Make Sure Someone Holds You Accountable.

I’ve only ever lost weight once — from 2012 to 2013, when I decided to compete against my Dad in a $1,000, winner-takes-all competition we called The Belly Challenge. It worked for a few reasons:

1) I didn’t want to lose to my Dad, and I definitely didn’t want to write him a check.

2) I moved into a building with a gym on the ground floor, so I never had the excuse that it was too cold outside to go to the gym, or too far away.

3) I was living in Columbia, Mo., and Springfield, Mo., working a ton, and too busy to drink much.

But mostly, one thing changed that helped me lose the weight: Other people started holding me accountable for my actions.

That was the year I started working out a few times a month with a personal trainer. Having someone there to push me and encourage me really helped — I was willing to try workouts that I would never have tried without a workout partner. I also tried harder knowing that someone was watching (and judging!) me. With someone else there for my workouts, I couldn’t be lazy, and I couldn’t quit.

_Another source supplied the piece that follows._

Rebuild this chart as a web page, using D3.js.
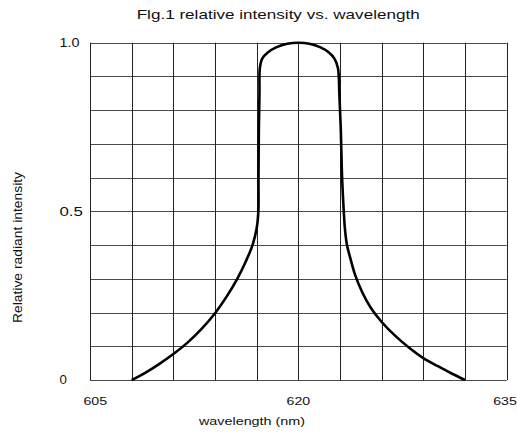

The other thing that helped: Dad and I held each other accountable. I’d text him after my workouts, and he’d text me after mine. If I found out that Dad had gone for a long bike ride or a swim, I knew I needed to make time for the gym, too. One of us couldn’t let up if the other one was still working hard.

Accountability is what I love most about working with a team — your colleagues are the ones who hold you accountable and make sure you’re performing at the level you’re capable of. They can encourage you when you need help, and help push you to do better work. They can be honest with you when your work is holding the team back.

It can be hard to take on big tasks on your own — but with a team, a shared set of goals, and a sense of accountability, you can really do great work.


That’s me and Dad, back in 2011 before we started The Belly Challenge.